(Saved data entries)
»»

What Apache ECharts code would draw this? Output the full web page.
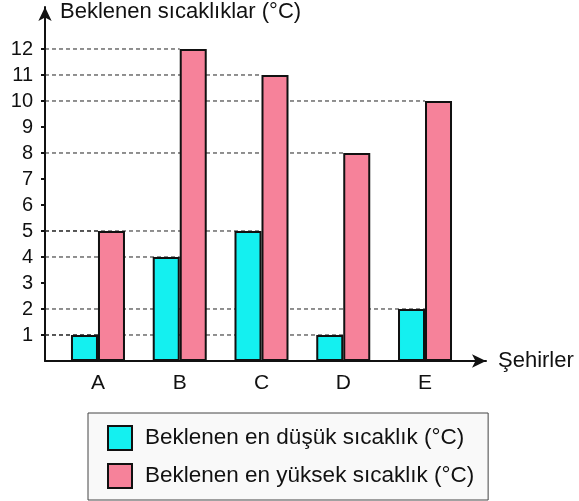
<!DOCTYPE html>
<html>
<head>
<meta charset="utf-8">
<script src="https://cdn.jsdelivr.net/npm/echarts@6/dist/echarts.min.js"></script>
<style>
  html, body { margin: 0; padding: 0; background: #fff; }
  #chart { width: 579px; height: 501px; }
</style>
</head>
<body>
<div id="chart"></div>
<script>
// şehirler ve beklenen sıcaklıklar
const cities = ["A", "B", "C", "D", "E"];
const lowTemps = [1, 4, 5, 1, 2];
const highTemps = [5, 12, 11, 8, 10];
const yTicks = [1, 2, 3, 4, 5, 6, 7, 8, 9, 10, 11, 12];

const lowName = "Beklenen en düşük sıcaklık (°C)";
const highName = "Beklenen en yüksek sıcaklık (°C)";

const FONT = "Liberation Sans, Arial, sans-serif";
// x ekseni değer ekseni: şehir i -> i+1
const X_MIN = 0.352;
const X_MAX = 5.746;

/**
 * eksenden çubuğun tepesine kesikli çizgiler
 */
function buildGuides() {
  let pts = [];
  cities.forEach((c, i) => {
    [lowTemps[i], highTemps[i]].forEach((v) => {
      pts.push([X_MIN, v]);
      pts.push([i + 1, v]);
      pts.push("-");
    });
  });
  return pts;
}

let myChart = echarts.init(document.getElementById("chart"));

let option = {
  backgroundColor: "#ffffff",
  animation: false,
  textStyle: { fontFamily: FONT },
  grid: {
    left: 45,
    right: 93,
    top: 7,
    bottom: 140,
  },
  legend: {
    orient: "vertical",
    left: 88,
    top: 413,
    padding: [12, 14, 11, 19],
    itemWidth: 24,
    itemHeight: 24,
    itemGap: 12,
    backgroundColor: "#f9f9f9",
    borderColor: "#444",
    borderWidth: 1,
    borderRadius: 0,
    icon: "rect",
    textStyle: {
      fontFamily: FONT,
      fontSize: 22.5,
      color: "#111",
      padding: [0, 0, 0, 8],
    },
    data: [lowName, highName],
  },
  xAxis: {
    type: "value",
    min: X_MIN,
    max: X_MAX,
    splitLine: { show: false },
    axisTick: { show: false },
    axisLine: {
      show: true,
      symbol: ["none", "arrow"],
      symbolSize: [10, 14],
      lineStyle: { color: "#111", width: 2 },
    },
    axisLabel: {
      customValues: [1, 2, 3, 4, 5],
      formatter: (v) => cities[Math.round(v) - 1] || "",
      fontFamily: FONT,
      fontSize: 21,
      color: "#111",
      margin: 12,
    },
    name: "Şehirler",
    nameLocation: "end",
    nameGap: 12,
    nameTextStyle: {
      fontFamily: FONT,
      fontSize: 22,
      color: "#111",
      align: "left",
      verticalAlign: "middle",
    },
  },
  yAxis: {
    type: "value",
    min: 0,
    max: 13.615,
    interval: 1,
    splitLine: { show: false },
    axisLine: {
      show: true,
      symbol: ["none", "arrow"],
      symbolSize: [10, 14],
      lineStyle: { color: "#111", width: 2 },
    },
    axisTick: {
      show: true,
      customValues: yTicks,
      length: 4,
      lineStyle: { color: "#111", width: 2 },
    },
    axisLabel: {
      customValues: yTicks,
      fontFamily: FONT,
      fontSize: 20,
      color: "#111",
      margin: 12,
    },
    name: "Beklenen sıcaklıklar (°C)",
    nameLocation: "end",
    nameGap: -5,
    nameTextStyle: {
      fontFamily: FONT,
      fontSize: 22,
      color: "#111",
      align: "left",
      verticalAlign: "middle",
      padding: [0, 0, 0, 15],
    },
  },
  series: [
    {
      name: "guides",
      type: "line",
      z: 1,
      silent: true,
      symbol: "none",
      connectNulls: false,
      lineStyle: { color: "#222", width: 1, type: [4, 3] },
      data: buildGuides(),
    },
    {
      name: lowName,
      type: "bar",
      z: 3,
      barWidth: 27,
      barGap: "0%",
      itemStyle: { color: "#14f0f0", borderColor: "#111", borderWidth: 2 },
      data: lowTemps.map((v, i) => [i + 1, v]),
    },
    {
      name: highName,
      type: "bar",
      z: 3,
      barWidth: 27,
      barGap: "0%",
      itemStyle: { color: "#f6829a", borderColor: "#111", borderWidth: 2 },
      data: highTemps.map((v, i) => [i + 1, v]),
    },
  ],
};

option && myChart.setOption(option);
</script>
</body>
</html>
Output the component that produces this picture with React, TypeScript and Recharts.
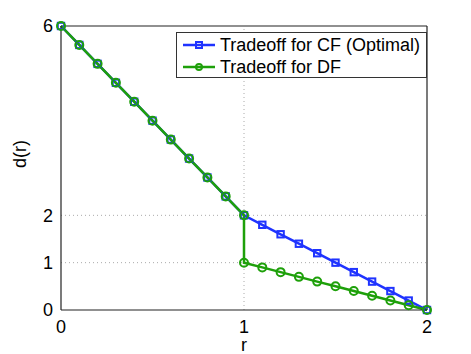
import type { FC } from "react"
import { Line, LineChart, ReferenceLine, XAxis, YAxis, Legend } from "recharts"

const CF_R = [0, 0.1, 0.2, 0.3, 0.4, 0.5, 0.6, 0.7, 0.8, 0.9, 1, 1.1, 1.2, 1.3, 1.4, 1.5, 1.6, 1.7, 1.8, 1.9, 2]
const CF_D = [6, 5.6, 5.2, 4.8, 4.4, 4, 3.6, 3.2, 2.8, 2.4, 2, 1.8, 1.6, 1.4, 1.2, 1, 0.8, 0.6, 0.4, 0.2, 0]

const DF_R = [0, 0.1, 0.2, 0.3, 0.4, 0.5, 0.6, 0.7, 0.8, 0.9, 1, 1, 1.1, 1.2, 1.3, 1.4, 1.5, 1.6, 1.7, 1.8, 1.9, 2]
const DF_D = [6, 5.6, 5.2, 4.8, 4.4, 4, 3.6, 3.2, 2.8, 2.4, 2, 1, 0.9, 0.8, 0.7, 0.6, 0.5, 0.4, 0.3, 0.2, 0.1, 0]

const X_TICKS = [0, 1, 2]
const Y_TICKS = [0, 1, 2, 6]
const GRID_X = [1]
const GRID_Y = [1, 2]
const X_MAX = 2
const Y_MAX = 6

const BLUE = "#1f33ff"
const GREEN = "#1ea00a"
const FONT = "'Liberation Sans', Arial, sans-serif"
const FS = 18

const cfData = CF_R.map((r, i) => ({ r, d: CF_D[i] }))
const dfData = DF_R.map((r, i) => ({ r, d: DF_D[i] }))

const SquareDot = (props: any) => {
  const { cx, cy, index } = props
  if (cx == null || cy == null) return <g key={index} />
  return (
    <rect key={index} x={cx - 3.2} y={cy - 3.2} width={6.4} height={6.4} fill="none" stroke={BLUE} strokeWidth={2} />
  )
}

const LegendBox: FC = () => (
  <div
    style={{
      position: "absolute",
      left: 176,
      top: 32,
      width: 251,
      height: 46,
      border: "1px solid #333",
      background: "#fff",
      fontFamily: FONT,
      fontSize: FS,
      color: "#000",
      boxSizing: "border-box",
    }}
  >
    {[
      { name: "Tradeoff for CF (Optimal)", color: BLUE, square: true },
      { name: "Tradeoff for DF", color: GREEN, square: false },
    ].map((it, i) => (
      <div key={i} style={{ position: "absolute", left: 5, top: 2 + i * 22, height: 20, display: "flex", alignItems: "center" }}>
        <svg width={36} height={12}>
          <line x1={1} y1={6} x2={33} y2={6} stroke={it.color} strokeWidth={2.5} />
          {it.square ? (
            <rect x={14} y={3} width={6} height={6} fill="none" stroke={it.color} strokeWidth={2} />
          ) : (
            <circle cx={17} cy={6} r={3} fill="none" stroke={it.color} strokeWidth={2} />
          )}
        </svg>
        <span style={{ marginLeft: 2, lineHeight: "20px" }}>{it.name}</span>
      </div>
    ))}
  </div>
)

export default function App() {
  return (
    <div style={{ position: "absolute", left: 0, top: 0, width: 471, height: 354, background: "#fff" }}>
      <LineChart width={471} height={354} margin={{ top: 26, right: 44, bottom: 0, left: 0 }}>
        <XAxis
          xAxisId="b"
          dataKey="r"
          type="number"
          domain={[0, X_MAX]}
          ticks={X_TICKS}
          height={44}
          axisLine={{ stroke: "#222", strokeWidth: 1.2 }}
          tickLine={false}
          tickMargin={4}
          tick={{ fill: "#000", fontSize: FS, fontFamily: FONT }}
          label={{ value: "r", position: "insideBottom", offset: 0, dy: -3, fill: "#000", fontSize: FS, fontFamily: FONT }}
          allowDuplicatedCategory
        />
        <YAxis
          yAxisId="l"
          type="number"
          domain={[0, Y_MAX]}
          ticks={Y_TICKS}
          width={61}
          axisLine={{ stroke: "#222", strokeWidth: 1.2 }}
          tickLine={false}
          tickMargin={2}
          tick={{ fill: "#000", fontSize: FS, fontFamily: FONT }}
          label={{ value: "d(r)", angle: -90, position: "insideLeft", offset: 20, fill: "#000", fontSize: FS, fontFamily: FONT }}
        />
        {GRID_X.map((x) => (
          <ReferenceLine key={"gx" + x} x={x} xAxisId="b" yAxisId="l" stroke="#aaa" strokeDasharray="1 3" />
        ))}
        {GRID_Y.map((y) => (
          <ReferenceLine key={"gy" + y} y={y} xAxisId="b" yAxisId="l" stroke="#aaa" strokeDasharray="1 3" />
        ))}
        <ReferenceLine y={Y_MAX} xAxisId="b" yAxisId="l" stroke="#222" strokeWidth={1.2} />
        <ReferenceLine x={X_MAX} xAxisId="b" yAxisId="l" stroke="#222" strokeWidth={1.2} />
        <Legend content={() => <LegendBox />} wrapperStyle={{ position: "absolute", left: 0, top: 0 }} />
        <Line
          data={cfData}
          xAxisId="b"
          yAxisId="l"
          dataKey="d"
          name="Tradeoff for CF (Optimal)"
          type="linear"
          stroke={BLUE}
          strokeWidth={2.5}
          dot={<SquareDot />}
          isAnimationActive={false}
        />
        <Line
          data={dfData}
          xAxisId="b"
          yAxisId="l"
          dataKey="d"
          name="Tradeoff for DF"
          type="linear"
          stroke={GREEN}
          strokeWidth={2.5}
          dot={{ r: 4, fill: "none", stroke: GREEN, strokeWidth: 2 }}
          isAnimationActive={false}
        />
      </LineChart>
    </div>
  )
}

««

> Exercise brief
Search the preceding listing for "this" and extract every line where it is found.

> Right answer
What Apache ECharts code would draw this? Output the full web page.
Output the component that produces this picture with React, TypeScript and Recharts.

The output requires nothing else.